(Dataset entries)
%%

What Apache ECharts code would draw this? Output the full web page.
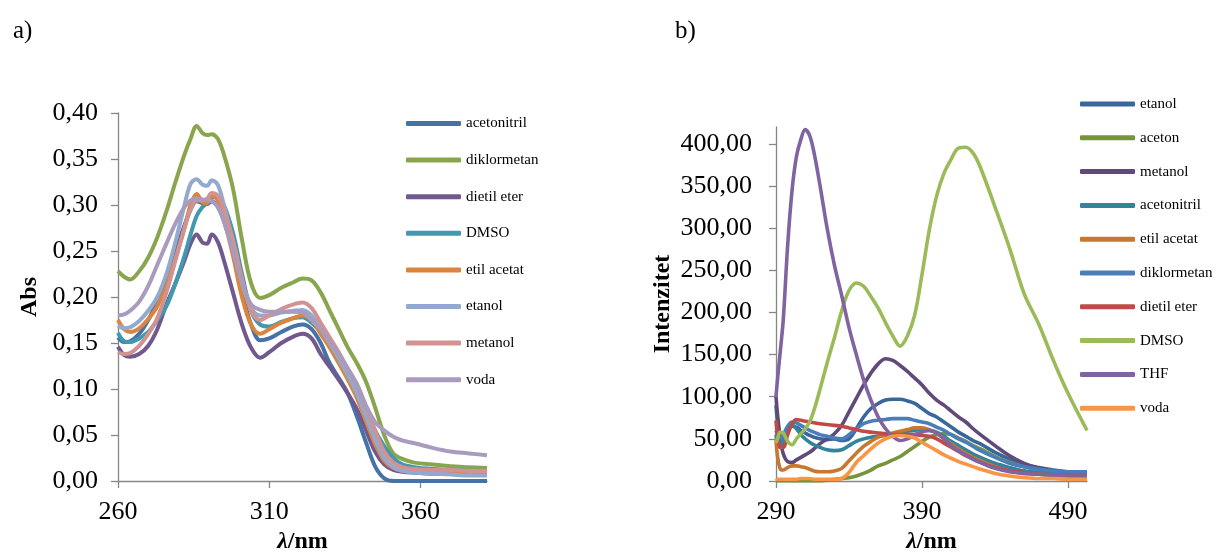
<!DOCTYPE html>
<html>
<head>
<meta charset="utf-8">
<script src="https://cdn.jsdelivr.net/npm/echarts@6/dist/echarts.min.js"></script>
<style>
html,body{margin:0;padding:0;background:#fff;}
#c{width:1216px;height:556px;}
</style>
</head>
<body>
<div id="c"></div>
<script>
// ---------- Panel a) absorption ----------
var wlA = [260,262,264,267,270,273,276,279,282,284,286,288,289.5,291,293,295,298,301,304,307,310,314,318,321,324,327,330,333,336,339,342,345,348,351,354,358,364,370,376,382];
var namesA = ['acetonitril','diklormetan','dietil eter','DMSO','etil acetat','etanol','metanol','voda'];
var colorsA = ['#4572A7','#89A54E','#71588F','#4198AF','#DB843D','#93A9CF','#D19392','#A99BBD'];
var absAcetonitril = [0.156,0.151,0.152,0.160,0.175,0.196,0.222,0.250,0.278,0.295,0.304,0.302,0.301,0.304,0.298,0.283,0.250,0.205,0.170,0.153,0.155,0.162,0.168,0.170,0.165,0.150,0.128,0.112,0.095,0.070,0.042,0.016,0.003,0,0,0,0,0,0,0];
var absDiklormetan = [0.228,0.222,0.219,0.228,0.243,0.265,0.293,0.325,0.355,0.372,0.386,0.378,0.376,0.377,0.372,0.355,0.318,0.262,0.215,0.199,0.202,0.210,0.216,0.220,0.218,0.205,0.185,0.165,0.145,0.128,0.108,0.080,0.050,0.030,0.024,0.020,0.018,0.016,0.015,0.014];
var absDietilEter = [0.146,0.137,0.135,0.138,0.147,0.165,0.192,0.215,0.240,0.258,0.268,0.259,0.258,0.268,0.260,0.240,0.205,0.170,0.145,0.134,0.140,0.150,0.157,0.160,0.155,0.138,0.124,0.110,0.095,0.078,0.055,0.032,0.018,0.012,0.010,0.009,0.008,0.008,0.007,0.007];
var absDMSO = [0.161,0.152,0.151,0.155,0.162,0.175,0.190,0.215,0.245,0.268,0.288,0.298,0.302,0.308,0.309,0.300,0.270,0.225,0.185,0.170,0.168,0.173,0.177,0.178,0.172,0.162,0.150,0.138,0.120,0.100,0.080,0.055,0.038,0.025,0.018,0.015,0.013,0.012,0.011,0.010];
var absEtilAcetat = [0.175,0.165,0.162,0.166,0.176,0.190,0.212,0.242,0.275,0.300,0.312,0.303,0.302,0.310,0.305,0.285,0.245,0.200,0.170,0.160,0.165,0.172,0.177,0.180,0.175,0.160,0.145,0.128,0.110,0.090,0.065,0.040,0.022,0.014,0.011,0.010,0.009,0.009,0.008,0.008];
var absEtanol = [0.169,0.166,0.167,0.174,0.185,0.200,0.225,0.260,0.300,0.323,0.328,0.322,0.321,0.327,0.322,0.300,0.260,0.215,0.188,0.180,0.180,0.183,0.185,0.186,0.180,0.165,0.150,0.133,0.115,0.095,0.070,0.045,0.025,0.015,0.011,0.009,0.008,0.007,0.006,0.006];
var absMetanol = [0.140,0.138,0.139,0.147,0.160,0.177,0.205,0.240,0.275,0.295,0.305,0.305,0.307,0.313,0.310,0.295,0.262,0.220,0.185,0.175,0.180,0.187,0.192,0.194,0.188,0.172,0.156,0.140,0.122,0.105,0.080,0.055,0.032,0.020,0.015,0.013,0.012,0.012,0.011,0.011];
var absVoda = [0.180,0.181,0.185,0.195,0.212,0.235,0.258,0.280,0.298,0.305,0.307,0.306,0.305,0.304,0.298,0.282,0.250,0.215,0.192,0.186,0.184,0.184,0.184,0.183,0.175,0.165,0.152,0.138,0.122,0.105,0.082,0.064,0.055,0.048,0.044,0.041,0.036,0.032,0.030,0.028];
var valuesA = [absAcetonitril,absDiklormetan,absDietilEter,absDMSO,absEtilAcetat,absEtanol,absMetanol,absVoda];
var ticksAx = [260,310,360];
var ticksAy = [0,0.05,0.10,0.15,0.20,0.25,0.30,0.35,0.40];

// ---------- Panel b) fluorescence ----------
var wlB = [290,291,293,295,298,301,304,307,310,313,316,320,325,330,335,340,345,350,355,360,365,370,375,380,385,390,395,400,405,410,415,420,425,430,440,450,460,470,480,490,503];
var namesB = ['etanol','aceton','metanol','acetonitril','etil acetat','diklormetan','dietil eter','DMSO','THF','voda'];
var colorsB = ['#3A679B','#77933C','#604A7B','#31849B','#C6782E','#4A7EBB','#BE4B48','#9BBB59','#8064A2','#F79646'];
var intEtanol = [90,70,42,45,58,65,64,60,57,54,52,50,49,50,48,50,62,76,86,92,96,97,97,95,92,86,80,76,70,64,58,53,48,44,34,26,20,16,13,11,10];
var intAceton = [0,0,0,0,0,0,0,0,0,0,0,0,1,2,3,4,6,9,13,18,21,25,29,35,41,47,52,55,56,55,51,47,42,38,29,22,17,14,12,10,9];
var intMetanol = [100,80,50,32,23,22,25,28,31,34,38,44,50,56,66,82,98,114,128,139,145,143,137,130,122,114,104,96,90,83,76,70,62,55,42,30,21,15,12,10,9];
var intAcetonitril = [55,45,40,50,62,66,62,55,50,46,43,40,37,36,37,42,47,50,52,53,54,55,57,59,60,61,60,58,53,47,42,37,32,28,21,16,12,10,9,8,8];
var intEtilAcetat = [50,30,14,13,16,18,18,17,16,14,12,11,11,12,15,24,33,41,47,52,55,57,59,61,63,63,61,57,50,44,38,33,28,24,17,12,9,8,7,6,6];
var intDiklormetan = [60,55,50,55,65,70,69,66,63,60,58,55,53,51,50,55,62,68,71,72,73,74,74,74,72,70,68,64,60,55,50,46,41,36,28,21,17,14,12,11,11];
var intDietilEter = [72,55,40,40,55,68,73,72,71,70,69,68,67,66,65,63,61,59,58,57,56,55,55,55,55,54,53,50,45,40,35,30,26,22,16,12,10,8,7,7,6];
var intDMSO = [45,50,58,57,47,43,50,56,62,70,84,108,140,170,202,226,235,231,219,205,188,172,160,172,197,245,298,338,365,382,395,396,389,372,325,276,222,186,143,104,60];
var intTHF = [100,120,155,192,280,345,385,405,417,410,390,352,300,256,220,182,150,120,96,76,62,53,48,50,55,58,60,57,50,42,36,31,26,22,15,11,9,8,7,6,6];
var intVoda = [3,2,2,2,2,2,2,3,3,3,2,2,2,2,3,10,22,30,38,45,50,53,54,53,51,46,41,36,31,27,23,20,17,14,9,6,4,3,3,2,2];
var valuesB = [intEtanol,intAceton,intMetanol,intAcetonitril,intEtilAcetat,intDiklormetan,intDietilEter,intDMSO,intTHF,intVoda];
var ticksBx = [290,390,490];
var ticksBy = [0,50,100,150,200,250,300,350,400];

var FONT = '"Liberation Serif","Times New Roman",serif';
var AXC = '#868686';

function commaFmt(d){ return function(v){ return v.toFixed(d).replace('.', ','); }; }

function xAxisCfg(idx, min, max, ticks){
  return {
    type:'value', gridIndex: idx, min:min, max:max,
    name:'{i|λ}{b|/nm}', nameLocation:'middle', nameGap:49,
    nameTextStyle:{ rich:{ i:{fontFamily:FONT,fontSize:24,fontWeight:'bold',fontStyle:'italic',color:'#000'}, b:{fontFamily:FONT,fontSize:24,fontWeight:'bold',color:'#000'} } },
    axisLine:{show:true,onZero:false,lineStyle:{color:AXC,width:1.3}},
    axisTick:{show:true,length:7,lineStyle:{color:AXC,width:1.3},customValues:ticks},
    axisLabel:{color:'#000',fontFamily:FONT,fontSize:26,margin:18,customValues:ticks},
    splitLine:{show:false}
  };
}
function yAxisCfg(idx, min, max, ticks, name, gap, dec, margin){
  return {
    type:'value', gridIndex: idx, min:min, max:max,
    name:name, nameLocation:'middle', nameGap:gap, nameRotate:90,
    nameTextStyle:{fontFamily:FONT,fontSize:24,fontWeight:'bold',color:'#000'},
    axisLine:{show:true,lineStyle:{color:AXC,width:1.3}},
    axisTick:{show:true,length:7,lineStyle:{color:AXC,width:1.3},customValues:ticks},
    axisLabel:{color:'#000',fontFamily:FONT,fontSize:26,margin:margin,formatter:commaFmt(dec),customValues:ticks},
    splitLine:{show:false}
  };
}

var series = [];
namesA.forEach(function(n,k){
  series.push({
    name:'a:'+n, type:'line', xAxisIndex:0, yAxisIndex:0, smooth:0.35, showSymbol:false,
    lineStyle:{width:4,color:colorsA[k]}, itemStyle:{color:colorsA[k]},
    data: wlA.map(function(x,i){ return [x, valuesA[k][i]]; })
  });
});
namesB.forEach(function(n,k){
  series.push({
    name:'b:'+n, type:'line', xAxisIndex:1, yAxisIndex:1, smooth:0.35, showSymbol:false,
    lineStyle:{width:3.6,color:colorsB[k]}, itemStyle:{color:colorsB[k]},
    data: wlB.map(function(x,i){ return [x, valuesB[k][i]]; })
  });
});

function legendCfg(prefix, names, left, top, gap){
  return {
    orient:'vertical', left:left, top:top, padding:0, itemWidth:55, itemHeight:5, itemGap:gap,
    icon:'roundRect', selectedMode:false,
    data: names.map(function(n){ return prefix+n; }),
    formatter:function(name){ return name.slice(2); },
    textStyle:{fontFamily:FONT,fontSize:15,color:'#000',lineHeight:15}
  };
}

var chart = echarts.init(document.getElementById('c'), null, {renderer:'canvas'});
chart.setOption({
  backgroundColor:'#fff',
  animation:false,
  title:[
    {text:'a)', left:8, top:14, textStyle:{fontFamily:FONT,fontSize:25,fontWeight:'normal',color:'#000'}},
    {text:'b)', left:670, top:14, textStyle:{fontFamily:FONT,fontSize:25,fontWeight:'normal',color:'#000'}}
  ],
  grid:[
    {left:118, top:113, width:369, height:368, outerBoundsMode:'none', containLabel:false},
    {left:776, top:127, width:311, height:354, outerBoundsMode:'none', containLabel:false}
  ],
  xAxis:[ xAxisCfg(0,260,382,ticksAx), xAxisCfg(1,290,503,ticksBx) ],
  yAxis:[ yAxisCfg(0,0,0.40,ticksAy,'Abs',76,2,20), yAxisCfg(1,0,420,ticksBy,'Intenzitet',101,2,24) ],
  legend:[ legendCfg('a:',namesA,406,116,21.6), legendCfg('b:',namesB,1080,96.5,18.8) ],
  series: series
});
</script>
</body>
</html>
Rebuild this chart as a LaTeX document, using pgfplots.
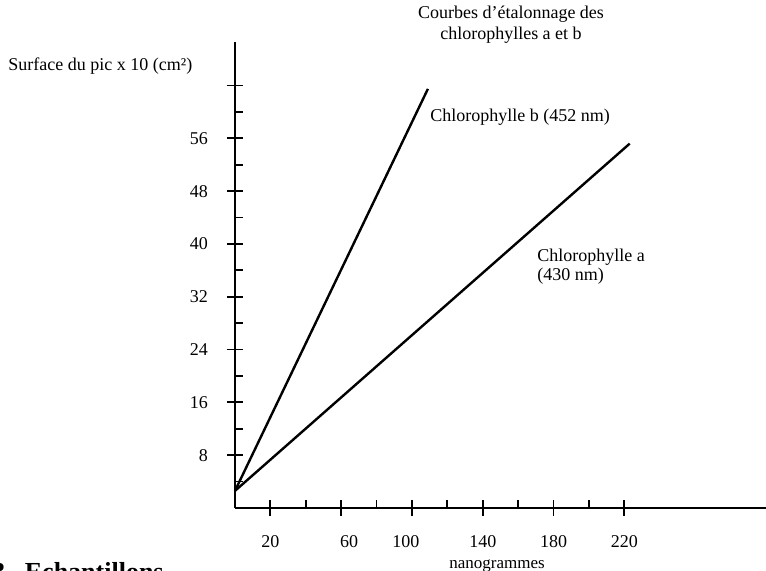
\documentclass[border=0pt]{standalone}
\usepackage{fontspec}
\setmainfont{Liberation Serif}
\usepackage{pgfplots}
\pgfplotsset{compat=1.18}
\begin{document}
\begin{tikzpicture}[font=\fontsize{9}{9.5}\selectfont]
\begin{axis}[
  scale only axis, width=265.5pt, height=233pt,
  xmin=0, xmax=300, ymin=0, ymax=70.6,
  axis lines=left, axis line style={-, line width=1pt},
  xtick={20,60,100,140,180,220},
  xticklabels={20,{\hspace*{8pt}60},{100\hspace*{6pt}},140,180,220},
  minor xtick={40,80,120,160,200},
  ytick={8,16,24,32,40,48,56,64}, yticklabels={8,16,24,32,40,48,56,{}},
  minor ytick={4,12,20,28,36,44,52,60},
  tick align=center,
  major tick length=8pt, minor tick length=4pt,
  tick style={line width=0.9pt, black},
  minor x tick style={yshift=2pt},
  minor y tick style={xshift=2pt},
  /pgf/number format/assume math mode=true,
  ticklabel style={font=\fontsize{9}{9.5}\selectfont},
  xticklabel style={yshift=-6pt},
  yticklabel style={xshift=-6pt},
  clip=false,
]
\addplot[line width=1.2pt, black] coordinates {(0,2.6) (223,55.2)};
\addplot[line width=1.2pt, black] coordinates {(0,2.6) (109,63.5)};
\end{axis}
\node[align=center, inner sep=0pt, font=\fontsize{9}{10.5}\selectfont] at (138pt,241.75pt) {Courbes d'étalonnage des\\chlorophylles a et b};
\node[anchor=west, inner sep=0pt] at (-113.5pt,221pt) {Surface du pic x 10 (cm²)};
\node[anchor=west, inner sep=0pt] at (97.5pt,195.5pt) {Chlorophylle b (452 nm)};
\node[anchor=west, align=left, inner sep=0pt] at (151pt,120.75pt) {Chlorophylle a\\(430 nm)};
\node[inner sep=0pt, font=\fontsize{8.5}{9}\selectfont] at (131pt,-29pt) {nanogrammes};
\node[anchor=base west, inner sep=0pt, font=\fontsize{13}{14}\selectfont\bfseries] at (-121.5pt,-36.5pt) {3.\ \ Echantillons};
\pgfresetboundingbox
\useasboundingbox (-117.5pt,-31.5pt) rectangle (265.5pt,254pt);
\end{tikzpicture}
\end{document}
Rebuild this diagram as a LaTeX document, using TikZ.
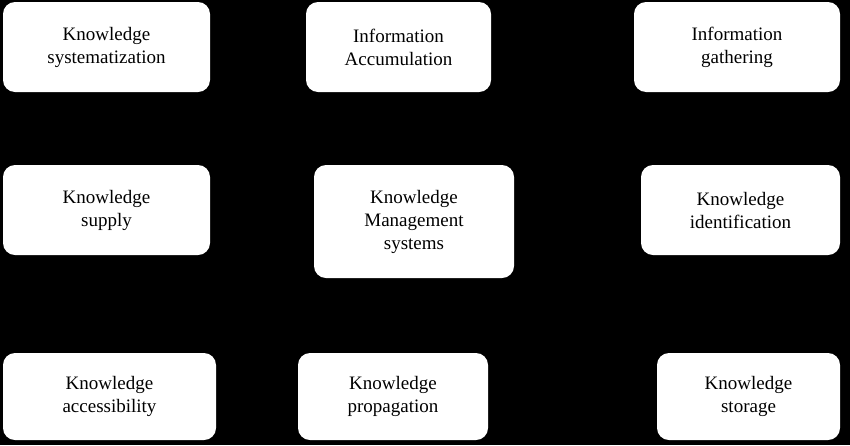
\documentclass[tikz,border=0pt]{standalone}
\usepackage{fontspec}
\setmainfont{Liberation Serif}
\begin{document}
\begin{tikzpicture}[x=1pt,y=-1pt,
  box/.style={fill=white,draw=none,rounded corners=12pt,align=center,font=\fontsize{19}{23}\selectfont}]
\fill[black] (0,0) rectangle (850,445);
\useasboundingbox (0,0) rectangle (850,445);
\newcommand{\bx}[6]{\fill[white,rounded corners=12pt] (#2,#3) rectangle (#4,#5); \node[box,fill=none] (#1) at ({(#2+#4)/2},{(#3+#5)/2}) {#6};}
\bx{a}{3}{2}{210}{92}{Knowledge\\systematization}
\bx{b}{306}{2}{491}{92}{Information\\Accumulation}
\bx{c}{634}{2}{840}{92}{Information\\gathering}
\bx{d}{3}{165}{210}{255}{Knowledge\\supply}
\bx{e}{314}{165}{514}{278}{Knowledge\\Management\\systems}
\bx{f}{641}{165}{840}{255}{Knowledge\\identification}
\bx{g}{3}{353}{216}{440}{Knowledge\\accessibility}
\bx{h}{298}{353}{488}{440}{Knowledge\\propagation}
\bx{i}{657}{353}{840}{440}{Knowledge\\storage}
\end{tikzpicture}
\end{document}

%%

**Instructions to follow:**
State the count of lines above containing the string "this", and add nothing to it.

**Task result:**
3